[What the task asks] Keep to the lines from the line containing "Generate a Python" through the line containing "DISTRIBUTION OF EMPLOYEES": copy them exactly and leave every picture out.

** Begin Records to process **

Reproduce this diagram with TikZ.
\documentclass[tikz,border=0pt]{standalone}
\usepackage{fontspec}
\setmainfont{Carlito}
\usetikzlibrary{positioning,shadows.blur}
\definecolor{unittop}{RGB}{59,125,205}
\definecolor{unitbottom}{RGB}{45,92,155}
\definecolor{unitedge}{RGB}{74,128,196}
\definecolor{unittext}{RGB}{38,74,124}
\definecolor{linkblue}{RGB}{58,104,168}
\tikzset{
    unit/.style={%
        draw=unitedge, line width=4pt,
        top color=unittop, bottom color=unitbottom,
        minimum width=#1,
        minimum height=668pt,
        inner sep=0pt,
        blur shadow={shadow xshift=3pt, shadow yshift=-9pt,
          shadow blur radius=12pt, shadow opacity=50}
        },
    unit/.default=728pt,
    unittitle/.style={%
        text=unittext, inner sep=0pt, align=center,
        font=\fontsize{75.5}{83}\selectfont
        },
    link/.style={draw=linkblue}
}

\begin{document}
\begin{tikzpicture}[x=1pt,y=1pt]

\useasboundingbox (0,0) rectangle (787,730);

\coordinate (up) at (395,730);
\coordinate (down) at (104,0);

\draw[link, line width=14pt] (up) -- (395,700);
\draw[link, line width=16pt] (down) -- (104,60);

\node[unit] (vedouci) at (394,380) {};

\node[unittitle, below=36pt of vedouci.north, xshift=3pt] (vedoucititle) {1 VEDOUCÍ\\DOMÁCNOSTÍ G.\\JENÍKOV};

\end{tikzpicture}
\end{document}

** End Records to process **
** Begin Records to process **

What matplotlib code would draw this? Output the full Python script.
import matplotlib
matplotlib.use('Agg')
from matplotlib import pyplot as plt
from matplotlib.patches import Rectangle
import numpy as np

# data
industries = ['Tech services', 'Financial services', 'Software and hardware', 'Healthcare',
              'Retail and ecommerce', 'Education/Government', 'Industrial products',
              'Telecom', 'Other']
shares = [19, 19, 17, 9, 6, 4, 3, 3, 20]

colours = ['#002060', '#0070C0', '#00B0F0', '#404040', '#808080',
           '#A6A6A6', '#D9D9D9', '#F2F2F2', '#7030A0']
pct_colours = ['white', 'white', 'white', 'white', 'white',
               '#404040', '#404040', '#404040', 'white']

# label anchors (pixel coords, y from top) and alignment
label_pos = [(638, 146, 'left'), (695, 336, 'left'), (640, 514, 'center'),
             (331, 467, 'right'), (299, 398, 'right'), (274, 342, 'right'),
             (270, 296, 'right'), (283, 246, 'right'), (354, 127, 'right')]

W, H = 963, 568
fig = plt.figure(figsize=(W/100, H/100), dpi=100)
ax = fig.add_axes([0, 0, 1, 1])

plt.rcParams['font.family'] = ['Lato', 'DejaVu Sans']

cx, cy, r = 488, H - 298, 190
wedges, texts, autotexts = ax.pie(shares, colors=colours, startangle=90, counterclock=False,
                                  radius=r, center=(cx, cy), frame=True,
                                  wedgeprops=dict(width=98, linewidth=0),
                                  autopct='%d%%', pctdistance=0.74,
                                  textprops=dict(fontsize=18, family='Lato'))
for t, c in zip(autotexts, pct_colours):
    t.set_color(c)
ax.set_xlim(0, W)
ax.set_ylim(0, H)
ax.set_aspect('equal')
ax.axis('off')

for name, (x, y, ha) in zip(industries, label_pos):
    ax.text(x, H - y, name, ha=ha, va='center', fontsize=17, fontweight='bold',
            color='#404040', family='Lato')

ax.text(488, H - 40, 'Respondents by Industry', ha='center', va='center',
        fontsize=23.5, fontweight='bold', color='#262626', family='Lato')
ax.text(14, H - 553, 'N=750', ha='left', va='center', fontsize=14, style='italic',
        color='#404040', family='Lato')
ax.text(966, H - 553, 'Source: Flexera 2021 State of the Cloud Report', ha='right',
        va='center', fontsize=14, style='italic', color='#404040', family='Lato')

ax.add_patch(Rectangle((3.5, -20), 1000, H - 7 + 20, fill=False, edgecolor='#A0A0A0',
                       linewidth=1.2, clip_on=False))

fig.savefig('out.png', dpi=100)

** End Records to process **
** Begin Records to process **

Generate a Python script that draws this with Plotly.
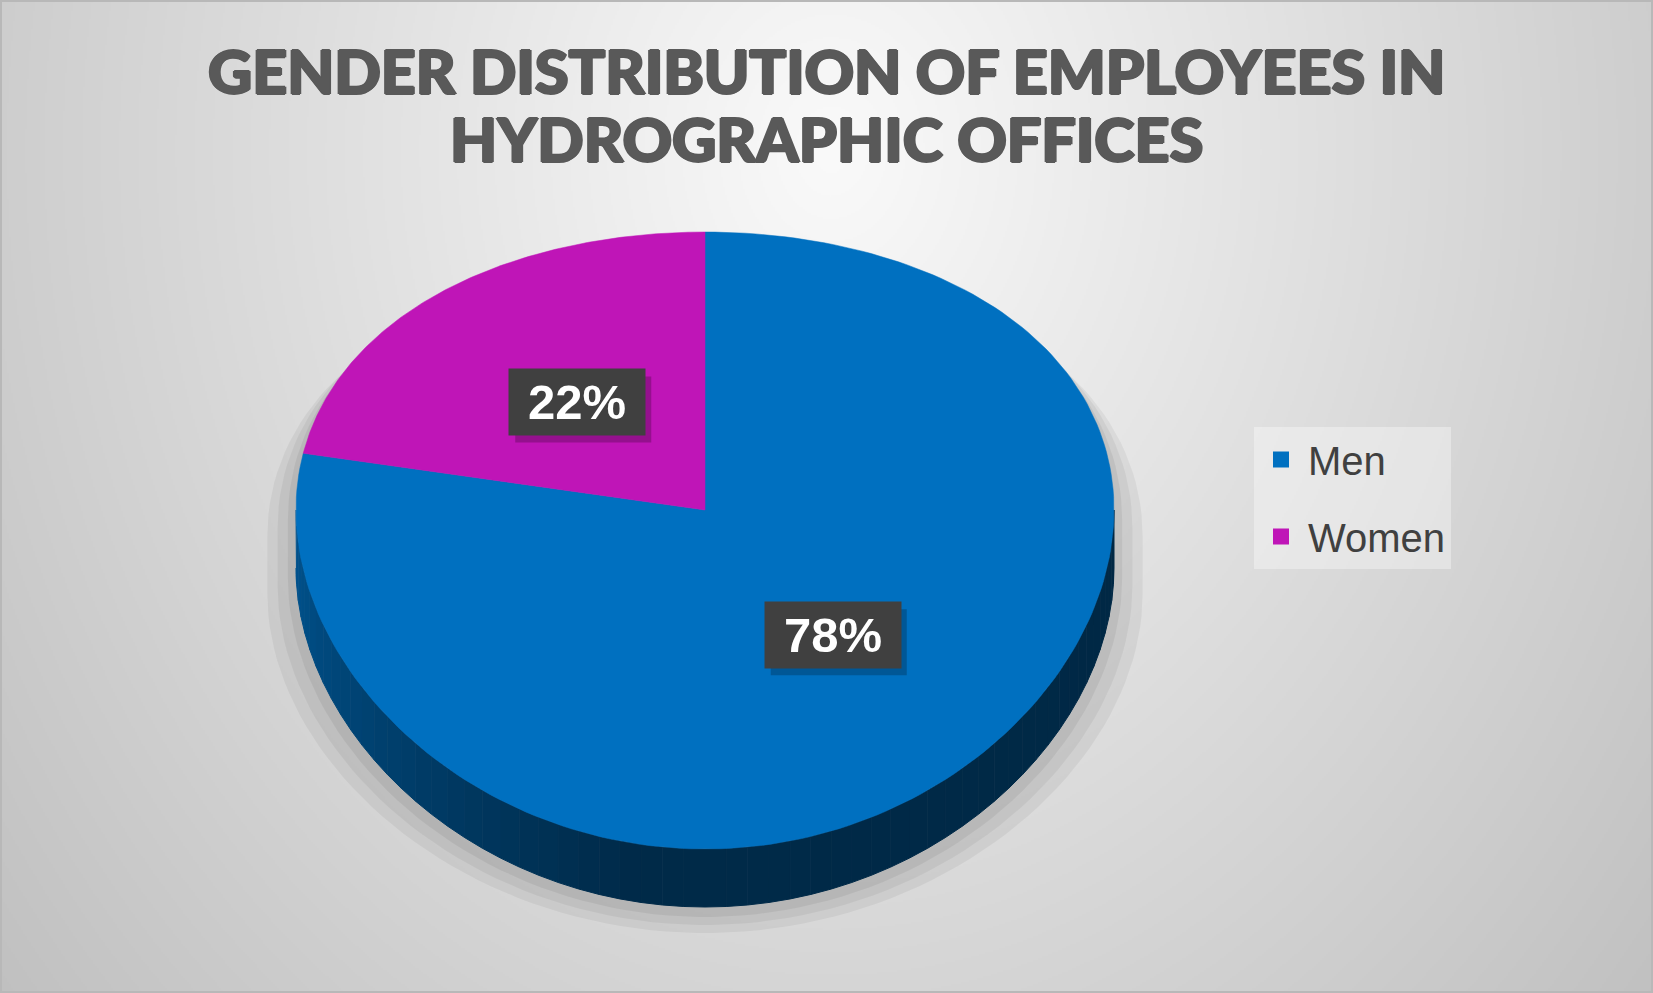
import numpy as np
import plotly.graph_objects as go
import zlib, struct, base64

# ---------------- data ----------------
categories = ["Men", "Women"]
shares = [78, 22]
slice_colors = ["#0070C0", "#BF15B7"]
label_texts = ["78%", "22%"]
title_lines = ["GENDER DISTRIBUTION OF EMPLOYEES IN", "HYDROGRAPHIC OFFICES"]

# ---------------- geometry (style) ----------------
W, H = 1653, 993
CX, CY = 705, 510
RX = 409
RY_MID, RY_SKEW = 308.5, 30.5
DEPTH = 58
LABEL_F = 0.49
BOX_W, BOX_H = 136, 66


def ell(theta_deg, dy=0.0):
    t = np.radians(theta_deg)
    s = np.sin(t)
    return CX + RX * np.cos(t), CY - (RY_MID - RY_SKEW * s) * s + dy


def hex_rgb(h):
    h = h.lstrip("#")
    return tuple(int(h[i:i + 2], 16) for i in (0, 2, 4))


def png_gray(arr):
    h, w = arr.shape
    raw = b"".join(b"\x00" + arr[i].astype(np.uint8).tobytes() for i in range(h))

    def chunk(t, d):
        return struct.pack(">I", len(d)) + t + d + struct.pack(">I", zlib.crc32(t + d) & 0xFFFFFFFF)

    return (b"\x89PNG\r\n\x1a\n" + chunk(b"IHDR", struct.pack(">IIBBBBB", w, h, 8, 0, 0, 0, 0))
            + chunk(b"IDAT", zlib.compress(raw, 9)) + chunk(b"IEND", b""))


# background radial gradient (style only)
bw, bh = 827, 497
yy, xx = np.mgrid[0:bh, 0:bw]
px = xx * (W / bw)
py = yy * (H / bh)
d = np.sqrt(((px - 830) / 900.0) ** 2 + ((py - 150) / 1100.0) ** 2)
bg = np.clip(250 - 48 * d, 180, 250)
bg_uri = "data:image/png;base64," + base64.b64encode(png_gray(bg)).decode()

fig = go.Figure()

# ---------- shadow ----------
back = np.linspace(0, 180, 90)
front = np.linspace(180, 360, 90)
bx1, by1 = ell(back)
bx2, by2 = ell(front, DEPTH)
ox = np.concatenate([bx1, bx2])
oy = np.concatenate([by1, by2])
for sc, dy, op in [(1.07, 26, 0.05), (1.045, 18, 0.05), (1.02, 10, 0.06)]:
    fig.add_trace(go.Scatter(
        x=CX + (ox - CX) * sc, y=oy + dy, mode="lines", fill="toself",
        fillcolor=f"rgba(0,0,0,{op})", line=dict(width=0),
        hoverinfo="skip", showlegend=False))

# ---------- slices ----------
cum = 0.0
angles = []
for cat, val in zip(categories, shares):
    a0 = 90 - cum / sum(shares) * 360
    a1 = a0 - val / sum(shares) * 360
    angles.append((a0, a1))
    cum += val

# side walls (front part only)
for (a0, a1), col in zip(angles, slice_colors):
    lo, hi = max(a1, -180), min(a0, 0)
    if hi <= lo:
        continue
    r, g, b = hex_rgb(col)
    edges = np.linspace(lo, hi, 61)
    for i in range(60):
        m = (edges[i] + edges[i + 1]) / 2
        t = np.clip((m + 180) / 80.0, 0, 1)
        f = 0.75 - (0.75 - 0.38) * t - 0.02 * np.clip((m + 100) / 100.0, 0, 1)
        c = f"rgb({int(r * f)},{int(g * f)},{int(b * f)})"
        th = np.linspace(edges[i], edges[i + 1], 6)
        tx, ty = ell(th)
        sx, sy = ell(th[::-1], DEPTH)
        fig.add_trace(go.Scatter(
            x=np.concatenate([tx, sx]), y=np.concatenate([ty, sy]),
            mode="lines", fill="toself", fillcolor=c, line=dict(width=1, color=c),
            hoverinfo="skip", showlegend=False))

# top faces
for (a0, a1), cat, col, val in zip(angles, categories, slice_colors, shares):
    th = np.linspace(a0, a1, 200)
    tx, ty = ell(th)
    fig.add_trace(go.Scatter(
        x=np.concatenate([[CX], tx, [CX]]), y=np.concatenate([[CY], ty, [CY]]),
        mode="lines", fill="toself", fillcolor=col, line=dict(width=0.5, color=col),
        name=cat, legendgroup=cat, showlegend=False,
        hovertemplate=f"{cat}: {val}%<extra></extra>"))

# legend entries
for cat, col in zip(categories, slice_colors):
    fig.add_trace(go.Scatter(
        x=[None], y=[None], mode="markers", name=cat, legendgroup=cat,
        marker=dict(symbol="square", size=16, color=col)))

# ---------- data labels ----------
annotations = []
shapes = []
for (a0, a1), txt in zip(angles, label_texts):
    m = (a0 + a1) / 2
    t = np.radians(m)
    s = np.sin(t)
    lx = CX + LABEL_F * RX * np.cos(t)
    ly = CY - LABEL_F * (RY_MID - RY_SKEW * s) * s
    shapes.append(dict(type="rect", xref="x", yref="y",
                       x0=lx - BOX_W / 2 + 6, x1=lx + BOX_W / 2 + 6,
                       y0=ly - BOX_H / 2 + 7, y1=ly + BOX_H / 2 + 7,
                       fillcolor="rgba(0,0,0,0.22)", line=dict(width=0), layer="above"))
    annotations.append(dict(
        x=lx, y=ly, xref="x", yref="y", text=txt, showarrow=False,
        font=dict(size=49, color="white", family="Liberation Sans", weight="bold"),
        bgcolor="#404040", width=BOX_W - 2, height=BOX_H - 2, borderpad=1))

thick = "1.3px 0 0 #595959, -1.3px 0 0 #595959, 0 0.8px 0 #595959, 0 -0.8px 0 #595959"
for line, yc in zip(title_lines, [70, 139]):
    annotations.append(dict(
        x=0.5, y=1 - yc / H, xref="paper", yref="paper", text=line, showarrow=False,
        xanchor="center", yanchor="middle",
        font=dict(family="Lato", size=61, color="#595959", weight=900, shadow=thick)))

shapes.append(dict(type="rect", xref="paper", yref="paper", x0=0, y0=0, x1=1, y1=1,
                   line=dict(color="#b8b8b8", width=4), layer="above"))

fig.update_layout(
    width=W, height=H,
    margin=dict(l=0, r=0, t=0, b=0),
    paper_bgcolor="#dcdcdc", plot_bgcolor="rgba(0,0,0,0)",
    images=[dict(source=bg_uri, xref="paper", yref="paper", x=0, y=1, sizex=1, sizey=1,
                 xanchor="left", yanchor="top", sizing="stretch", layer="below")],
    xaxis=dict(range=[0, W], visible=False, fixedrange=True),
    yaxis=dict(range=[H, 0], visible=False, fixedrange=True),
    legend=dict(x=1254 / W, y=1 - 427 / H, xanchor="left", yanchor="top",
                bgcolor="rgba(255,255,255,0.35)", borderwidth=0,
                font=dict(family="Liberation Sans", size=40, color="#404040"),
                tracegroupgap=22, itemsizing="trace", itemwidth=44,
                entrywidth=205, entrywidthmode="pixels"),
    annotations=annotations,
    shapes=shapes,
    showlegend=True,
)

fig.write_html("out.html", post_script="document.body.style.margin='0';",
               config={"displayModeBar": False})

** End Records to process **

[Answer to the exercise]
Generate a Python script that draws this with Plotly.
import numpy as np
import plotly.graph_objects as go
import zlib, struct, base64

# ---------------- data ----------------
categories = ["Men", "Women"]
shares = [78, 22]
slice_colors = ["#0070C0", "#BF15B7"]
label_texts = ["78%", "22%"]
title_lines = ["GENDER DISTRIBUTION OF EMPLOYEES IN", "HYDROGRAPHIC OFFICES"]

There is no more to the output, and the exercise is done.